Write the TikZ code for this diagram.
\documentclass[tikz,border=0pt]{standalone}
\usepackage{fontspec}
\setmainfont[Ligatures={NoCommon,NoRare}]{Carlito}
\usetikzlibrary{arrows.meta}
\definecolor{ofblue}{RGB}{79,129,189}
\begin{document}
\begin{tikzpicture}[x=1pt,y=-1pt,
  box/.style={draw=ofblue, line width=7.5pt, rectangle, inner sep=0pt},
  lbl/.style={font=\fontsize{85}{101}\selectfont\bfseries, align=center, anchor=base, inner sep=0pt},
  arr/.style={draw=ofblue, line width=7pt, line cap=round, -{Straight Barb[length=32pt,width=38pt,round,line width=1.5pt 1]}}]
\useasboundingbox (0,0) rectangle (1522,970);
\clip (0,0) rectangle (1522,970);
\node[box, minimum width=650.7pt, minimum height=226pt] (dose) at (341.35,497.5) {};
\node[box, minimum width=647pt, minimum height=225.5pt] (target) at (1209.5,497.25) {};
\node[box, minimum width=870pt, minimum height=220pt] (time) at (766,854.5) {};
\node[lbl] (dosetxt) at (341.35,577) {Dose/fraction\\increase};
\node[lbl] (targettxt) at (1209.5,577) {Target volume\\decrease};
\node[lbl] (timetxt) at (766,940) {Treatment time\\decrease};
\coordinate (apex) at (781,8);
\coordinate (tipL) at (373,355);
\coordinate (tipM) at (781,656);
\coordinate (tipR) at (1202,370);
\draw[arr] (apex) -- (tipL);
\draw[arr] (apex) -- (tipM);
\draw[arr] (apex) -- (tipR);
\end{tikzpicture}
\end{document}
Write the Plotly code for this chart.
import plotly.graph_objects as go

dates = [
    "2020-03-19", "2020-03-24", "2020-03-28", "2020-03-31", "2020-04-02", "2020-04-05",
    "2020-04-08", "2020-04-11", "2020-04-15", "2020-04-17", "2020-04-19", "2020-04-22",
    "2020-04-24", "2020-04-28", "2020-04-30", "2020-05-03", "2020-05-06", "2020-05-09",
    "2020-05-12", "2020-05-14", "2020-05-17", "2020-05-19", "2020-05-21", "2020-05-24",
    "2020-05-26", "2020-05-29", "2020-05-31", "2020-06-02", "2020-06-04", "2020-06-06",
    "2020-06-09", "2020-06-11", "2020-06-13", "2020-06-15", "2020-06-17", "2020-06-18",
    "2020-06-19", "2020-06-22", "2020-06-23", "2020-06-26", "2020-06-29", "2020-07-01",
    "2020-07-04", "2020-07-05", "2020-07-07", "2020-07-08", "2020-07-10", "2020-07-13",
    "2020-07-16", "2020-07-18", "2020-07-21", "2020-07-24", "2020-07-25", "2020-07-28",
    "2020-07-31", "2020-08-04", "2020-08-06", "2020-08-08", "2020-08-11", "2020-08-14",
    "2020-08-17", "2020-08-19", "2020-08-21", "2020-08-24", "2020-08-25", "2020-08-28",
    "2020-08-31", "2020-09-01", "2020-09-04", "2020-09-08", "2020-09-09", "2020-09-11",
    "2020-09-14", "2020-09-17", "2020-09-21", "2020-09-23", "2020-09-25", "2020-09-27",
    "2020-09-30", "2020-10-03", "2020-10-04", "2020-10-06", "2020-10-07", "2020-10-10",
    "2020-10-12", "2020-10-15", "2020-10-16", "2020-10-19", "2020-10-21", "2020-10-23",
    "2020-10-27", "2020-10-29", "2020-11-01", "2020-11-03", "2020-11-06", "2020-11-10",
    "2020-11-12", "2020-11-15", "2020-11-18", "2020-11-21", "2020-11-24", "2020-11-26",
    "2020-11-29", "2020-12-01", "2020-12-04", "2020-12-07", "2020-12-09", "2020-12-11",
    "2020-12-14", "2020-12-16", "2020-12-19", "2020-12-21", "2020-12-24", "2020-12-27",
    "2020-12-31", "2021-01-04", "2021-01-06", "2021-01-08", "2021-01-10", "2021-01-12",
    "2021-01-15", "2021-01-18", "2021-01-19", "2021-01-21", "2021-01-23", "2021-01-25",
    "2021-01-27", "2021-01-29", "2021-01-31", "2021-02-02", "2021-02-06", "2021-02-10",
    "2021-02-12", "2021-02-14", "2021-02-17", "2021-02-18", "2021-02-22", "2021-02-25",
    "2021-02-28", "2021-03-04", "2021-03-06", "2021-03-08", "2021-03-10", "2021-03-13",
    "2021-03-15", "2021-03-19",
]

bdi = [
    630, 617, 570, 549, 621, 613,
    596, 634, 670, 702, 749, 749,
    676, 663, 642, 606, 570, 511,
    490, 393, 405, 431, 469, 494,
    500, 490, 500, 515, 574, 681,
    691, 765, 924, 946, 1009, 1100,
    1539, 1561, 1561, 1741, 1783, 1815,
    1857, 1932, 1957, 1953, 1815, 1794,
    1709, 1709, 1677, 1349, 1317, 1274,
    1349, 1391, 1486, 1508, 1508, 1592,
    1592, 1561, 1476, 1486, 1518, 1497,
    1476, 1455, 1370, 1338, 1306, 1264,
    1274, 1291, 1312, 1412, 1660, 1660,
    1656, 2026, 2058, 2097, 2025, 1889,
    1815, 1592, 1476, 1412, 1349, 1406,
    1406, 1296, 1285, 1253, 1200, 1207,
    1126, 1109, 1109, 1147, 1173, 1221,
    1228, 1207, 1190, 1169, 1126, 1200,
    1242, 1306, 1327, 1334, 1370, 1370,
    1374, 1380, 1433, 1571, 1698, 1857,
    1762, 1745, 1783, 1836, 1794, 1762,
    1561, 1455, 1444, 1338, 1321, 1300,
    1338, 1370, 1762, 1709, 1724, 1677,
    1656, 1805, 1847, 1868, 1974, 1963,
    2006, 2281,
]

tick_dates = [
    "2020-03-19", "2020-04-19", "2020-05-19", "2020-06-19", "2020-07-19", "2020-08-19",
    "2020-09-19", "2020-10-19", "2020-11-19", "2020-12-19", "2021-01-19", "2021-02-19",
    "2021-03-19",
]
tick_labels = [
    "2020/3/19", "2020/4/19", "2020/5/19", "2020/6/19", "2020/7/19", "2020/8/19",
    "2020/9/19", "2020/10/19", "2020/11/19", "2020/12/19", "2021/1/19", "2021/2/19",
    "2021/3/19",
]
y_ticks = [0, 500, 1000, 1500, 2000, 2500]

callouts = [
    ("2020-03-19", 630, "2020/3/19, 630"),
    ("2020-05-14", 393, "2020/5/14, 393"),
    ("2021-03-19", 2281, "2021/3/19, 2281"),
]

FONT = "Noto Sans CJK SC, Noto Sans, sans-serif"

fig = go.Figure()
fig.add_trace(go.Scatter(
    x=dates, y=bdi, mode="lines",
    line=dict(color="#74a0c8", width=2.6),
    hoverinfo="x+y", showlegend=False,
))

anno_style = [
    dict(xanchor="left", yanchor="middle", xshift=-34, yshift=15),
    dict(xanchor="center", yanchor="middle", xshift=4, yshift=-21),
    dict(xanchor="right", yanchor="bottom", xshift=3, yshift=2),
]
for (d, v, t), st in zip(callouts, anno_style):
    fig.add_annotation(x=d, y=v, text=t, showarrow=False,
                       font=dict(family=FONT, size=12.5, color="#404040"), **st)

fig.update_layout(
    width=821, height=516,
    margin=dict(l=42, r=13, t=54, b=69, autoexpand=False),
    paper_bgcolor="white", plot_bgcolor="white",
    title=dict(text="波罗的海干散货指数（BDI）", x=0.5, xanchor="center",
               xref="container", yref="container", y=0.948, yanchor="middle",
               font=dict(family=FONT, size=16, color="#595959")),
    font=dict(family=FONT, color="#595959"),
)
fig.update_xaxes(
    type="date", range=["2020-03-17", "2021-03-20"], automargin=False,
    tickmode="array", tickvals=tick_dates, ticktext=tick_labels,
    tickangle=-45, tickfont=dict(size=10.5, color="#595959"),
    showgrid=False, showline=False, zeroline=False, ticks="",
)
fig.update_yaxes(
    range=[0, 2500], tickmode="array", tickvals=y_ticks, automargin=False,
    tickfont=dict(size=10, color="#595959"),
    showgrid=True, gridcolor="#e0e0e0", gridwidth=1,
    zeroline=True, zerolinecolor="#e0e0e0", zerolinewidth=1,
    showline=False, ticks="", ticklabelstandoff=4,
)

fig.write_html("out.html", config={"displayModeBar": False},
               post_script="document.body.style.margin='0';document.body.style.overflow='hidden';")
_ _ _ _ _
### WHAT YOU NEED TO DO
Filter the entries down to the lines containing "this". Copy each of those lines.

### EXERCISE RESPONSE
Write the TikZ code for this diagram.
Write the Plotly code for this chart.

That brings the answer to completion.